GIVEN EXERCISE:
Select every line holding the word "this" and copy it.

>> start SUPPLIED RECORDS

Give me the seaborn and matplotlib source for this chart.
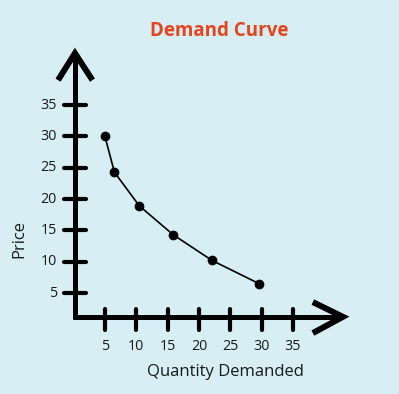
import matplotlib
matplotlib.use("Agg")
import matplotlib.pyplot as plt
import seaborn as sns
import pandas as pd

# data
quantity = [5, 6.5, 10.5, 15.9, 22.1, 29.6]
price = [30, 24.3, 18.9, 14.3, 10.2, 6.5]
x_ticks = [5, 10, 15, 20, 25, 30, 35]
y_ticks = [5, 10, 15, 20, 25, 30, 35]

bg = "#D6EEF4"
title_color = "#E8441A"

sns.set_theme(style="white")
plt.rcParams["font.family"] = ["Open Sans", "DejaVu Sans"]

fig = plt.figure(figsize=(3.99, 3.94), dpi=100, facecolor=bg)
ax = fig.add_axes([0, 0, 1, 1])
ax.set_facecolor(bg)
ax.set_xlim(-11.77, 51.96)
ax.set_ylim(-11.13, 51.8)
ax.axis("off")

# axes with arrow heads
ax.plot([0.2, 0.2], [0.85, 43.0], color="black", lw=3.6, solid_capstyle="butt")
ax.plot([-0.1, 42.6], [1.2, 1.2], color="black", lw=3.6, solid_capstyle="butt")
ax.plot([-2.5, 0.2, 3.0], [39.0, 43.3, 39.0], color="black", lw=4.3,
        solid_capstyle="butt", solid_joinstyle="miter")
ax.plot([38.2, 43.0, 38.2], [3.55, 1.2, -1.4], color="black", lw=4.3,
        solid_capstyle="butt", solid_joinstyle="miter")

# tick marks crossing the axes
for t in x_ticks:
    ax.plot([t, t], [-0.9, 2.5], color="black", lw=3, solid_capstyle="round")
    ax.text(t, -3.6, str(t), ha="center", va="center", fontsize=10.3, color="#1a1a1a")
for t in y_ticks:
    ax.plot([-1.5, 1.9], [t, t], color="black", lw=3, solid_capstyle="round")
    ax.text(-2.7, t, str(t), ha="right", va="center", fontsize=10.3, color="#1a1a1a")

# demand curve
df = pd.DataFrame({"Quantity": quantity, "Price": price})
sns.lineplot(data=df, x="Quantity", y="Price", ax=ax, color="black", lw=1.2, sort=False)
sns.scatterplot(data=df, x="Quantity", y="Price", ax=ax, color="black", s=42,
                edgecolor="black", zorder=5)
ax.axis("off")

ax.text(24.3, -7.6, "Quantity Demanded", ha="center", va="center", fontsize=12,
        color="#1a1a1a")
ax.text(-8.6, 13.6, "Price", ha="center", va="center", rotation=90, fontsize=12,
        color="#1a1a1a")
ax.text(23.2, 46.8, "Demand Curve", ha="center", va="center", fontsize=13.5,
        fontweight="bold", color=title_color)

fig.savefig("out.png", dpi=100, facecolor=bg)
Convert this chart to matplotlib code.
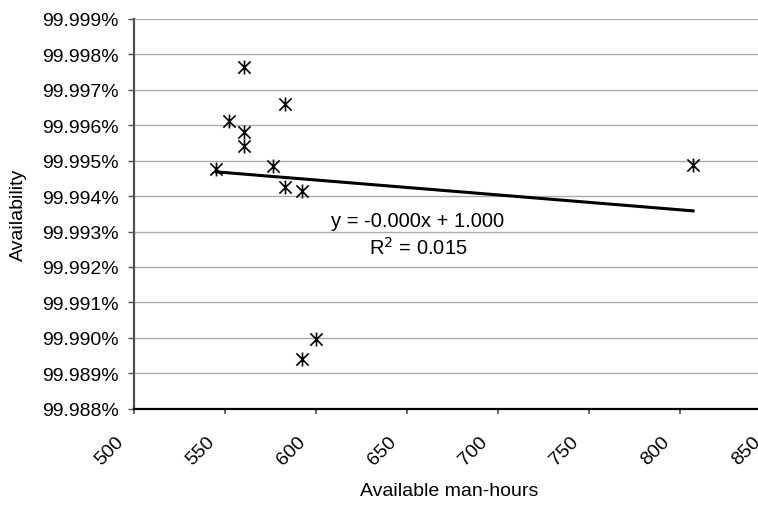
import numpy as np
import matplotlib
matplotlib.use("Agg")
import matplotlib.pyplot as plt
from matplotlib.path import Path
from matplotlib.ticker import FuncFormatter, MultipleLocator
import matplotlib.transforms as mtransforms

plt.rcParams['font.family'] = ['Liberation Sans', 'DejaVu Sans']

# data
man_hours = [560, 583, 552, 560, 560, 545, 576, 583, 592, 600, 592, 807]
availability = [99.99764, 99.99659, 99.99612, 99.99580, 99.99542, 99.99476,
                99.99486, 99.99425, 99.99415, 99.98996, 99.98940, 99.99488]
eq_label = 'y = -0.000x + 1.000'
r2_label = 'R$^2$ = 0.015'

# excel style asterisk: vertical bar plus an X
a = 0.88
star = Path([(0, -1), (0, 1), (-a, -a), (a, a), (-a, a), (a, -a)],
            [Path.MOVETO, Path.LINETO, Path.MOVETO, Path.LINETO, Path.MOVETO, Path.LINETO])

fig = plt.figure(figsize=(7.58, 5.06), dpi=100)
ax = fig.add_axes([0.1772, 0.1903, 0.8404, 0.7702])

ax.plot(man_hours, availability, linestyle='none', marker=star, markersize=10,
        markeredgecolor='black', markerfacecolor='none', markeredgewidth=1.2, zorder=3)

# linear trendline
x = np.array(man_hours, dtype=float)
y = np.array(availability)
k, b = np.polyfit(x, y, 1)
xs = np.array([x.min(), x.max()])
ax.plot(xs, k * xs + b, color='black', linewidth=2.2, zorder=2)

ax.text(0.4454, 0.484, eq_label, transform=ax.transAxes, ha='center', va='center', fontsize=14.5)
ax.text(0.4454, 0.415, r2_label, transform=ax.transAxes, ha='center', va='center', fontsize=14.5)

ax.set_xlim(500, 850)
ax.set_ylim(99.988, 99.999)
ax.xaxis.set_major_locator(MultipleLocator(50))
ax.yaxis.set_major_locator(MultipleLocator(0.001))
ax.yaxis.set_major_formatter(FuncFormatter(lambda v, p: '%.3f%%' % v))
ax.grid(axis='y', color='#ababab', linewidth=1.0)
ax.set_axisbelow(True)

for s in ['top', 'right']:
    ax.spines[s].set_visible(False)
ax.spines['left'].set_color('#505050')
ax.spines['left'].set_linewidth(1.6)
ax.spines['bottom'].set_color('black')
ax.spines['bottom'].set_linewidth(1.6)

ax.tick_params(axis='y', direction='out', length=4.3, width=1, color='#505050', pad=7, labelsize=14)
ax.tick_params(axis='x', direction='out', length=3.6, width=1.2, color='#505050', pad=18, labelsize=14)
shift = mtransforms.ScaledTranslation(-0.13, 0, fig.dpi_scale_trans)
for lab in ax.get_xticklabels():
    lab.set_rotation(45)
    lab.set_ha('right')
    lab.set_va('center')
    lab.set_rotation_mode('anchor')
    lab.set_transform(lab.get_transform() + shift)

ax.set_xlabel('Available man-hours', fontsize=14, va='center')
ax.set_ylabel('Availability', fontsize=14, va='center', ha='center')
ax.xaxis.set_label_coords((449 - 134.3) / 637, (409.7 - 491) / 389.7)
ax.yaxis.set_label_coords((18 - 134.3) / 637, 0.5)

fig.savefig('out.png', dpi=100)
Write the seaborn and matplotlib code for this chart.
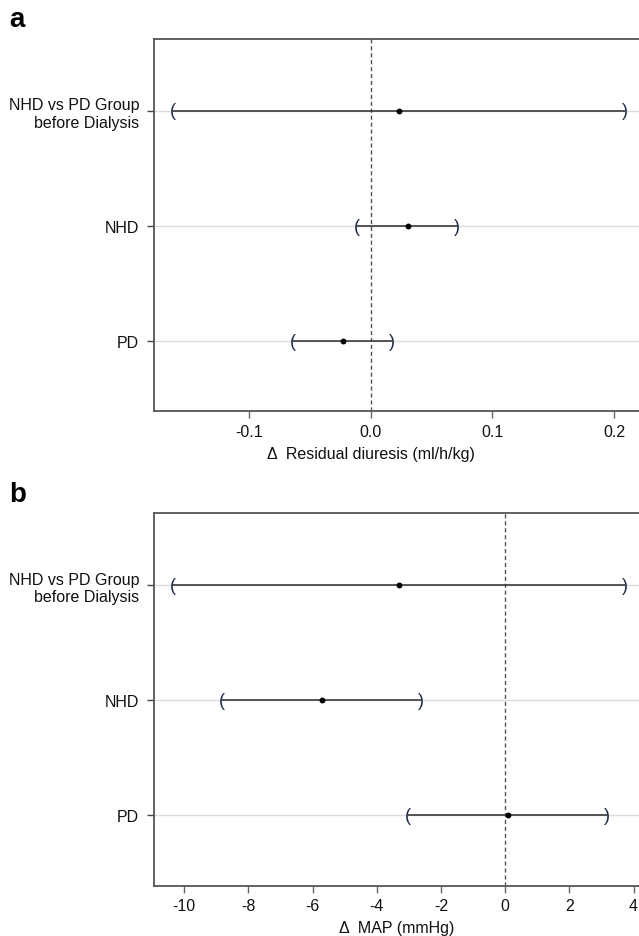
import numpy as np
import pandas as pd
import matplotlib
matplotlib.use("Agg")
import matplotlib.pyplot as plt
import seaborn as sns

sns.set_theme(style="white")
plt.rcParams['font.family'] = ['Liberation Sans', 'DejaVu Sans']

categories = ["NHD vs PD Group\nbefore Dialysis", "NHD", "PD"]

# Panel a: Residual diuresis (ml/h/kg)
a_est = [0.0235, 0.0303, -0.0232]
a_lo = [-0.1626, -0.0113, -0.0640]
a_hi = [0.2086, 0.0709, 0.0171]

# Panel b: MAP (mmHg)
b_est = [-3.32, -5.72, 0.08]
b_lo = [-10.35, -8.83, -3.03]
b_hi = [3.72, -2.63, 3.17]

a_xticks = [-0.1, 0.0, 0.1, 0.2]
a_xticklabels = ["-0.1", "0.0", "0.1", "0.2"]
b_xticks = [-10, -8, -6, -4, -2, 0, 2, 4]
b_xticklabels = ["-10", "-8", "-6", "-4", "-2", "0", "2", "4"]

W, H = 639, 937
fig = plt.figure(figsize=(W / 100, H / 100), dpi=100)

def panel(rect, est, lo, hi, xlim, xticks, xticklabels, xlabel, xlabel_x, letter, letter_y):
    ax = fig.add_axes(rect)
    pos = np.arange(len(categories))
    df = pd.DataFrame({"cat": categories, "pos": pos, "est": est, "lo": lo, "hi": hi})
    for p in pos:
        ax.axhline(p, color="#dcdcdc", lw=1.0, zorder=0)
    ax.axvline(0, color="#555555", lw=1.0, ls=(0, (3, 2)), zorder=1)
    ax.hlines(df["pos"], df["lo"], df["hi"], color="#3a3a3a", lw=1.2, zorder=2)
    sns.scatterplot(data=df, x="est", y="pos", ax=ax, color="black", s=18,
                    edgecolor="black", linewidth=0, zorder=3, legend=False)
    for _, r in df.iterrows():
        ax.text(r["lo"], r["pos"], "(", ha="center", va="center", fontsize=13,
                color="#1f2c48", zorder=4)
        ax.text(r["hi"], r["pos"], ")", ha="center", va="center", fontsize=13,
                color="#1f2c48", zorder=4)
    ax.set_xlim(*xlim)
    ax.set_ylim(2.61, -0.625)
    ax.set_yticks(pos)
    ax.set_yticklabels(categories, fontsize=11.5, color="#111111", ha="right",
                       multialignment="right")
    ax.set_xticks(xticks)
    ax.set_xticklabels(xticklabels, fontsize=11.5, color="#111111")
    ax.set_xlabel(xlabel, fontsize=11.5, color="#111111")
    ax.xaxis.set_label_coords(xlabel_x, -0.092)
    ax.set_ylabel("")
    ax.tick_params(axis="y", left=True, length=5, width=1, color="#444444", pad=6)
    ax.tick_params(axis="x", bottom=True, length=5, width=1, color="#666666", pad=4)
    for s in ["left", "bottom", "top"]:
        ax.spines[s].set_color("#555555")
        ax.spines[s].set_linewidth(1.3)
    ax.spines["right"].set_visible(False)
    fig.text(9 / W, letter_y, letter, fontsize=20, fontweight="bold",
             ha="left", va="center", color="black")
    return ax

left = 154.3 / W
width = 1 - left
panel([left, 1 - 412.3 / H, width, (412.3 - 40) / H], a_est, a_lo, a_hi,
      (-0.178, 0.2205), a_xticks, a_xticklabels,
      "\u0394  Residual diuresis (ml/h/kg)", 0.447, "a", 1 - 20 / H)
panel([left, 1 - 886.7 / H, width, (886.7 - 514.3) / H], b_est, b_lo, b_hi,
      (-10.93, 4.17), b_xticks, b_xticklabels,
      "\u0394  MAP (mmHg)", 0.50, "b", 1 - 495 / H)

fig.savefig("out.png", dpi=100)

>> end SUPPLIED RECORDS

FINISHED EXERCISE:
Give me the seaborn and matplotlib source for this chart.
Convert this chart to matplotlib code.
Write the seaborn and matplotlib code for this chart.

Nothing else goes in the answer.